▶ [STATED EXERCISE]
Retype, please, the listing from its opening line through the line that contains "import seaborn as sns", both included, without the pictures.

* Start DATA SECTION *

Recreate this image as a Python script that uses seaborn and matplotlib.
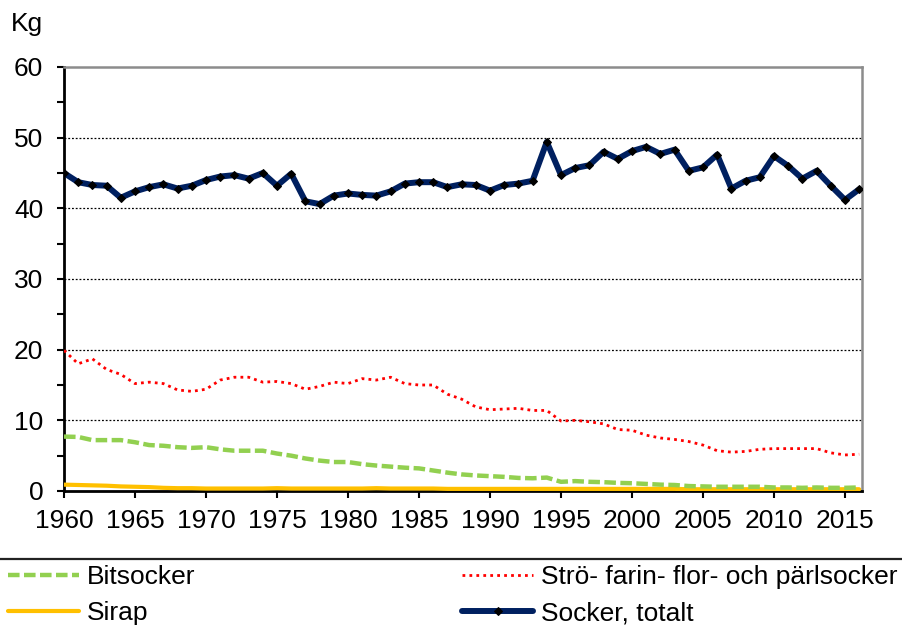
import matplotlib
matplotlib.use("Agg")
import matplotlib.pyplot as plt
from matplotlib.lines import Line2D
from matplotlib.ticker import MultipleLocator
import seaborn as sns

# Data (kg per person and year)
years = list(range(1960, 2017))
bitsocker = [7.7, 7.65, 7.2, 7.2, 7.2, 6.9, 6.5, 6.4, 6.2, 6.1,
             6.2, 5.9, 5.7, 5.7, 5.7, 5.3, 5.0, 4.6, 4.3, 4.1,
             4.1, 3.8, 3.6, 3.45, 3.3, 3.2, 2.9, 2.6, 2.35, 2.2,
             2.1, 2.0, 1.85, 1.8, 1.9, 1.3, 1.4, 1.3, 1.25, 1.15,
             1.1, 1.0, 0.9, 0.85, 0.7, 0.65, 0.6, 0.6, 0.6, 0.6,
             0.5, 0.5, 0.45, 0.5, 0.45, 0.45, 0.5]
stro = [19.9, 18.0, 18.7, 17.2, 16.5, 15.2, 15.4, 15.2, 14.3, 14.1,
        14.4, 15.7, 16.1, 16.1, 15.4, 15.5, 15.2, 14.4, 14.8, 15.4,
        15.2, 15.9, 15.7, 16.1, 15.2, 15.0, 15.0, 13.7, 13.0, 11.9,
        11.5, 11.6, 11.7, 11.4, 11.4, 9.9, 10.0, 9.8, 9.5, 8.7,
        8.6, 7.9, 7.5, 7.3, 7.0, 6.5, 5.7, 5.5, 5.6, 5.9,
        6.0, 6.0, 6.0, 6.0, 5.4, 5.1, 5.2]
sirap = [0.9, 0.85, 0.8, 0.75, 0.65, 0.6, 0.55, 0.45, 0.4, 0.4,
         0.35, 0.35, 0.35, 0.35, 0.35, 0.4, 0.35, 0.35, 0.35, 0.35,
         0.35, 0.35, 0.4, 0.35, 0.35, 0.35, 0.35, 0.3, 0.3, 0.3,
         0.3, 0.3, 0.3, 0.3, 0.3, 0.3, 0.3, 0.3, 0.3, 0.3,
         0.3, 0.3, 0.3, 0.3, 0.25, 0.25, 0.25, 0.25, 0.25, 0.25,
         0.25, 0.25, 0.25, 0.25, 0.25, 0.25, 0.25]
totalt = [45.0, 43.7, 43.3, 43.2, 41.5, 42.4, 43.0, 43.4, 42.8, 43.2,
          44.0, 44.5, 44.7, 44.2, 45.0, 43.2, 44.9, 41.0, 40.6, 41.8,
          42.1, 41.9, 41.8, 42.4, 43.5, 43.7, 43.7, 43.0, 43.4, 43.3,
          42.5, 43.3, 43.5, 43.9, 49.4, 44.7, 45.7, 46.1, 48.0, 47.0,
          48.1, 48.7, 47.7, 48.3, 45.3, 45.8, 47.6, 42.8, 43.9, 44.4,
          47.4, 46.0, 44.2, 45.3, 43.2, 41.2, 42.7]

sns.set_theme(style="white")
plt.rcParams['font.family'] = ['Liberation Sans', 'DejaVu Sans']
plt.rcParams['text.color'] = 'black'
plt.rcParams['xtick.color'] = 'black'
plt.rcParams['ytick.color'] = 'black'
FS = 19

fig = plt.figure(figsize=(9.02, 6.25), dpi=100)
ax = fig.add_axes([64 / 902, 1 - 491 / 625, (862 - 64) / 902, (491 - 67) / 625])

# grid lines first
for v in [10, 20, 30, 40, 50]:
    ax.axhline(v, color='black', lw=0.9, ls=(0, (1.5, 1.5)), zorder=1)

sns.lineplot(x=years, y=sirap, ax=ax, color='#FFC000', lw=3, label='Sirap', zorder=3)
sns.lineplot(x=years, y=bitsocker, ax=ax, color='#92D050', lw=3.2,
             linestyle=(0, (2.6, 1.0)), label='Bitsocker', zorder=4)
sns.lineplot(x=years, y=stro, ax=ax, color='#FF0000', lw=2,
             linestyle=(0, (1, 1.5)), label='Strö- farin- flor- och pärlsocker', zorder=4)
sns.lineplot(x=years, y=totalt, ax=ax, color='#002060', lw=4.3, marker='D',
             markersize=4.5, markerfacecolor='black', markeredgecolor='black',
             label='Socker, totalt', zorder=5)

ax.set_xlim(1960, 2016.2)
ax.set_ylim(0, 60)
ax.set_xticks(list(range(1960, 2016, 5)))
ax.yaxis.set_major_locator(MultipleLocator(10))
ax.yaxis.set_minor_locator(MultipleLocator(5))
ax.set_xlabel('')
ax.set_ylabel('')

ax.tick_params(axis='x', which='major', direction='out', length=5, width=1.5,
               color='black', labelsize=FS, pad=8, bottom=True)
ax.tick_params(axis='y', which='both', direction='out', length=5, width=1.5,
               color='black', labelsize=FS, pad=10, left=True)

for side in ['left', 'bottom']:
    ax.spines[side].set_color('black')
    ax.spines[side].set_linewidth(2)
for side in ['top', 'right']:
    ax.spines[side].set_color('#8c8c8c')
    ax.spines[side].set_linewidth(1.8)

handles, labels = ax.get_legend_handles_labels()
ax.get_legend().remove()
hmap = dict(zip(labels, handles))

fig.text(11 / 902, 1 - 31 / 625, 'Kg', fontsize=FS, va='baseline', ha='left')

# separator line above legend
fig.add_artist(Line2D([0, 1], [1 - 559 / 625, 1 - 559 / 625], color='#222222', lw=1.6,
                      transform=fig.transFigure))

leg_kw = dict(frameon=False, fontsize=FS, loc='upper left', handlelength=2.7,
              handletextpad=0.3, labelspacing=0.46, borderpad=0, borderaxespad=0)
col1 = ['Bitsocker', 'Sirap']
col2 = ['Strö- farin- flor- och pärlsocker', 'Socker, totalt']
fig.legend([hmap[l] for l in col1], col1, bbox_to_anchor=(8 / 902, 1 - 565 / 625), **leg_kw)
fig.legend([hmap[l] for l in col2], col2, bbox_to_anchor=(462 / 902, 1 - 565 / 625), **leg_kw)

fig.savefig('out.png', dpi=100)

* End DATA SECTION *

▶ [FINISHED EXERCISE]
Recreate this image as a Python script that uses seaborn and matplotlib.
import matplotlib
matplotlib.use("Agg")
import matplotlib.pyplot as plt
from matplotlib.lines import Line2D
from matplotlib.ticker import MultipleLocator
import seaborn as sns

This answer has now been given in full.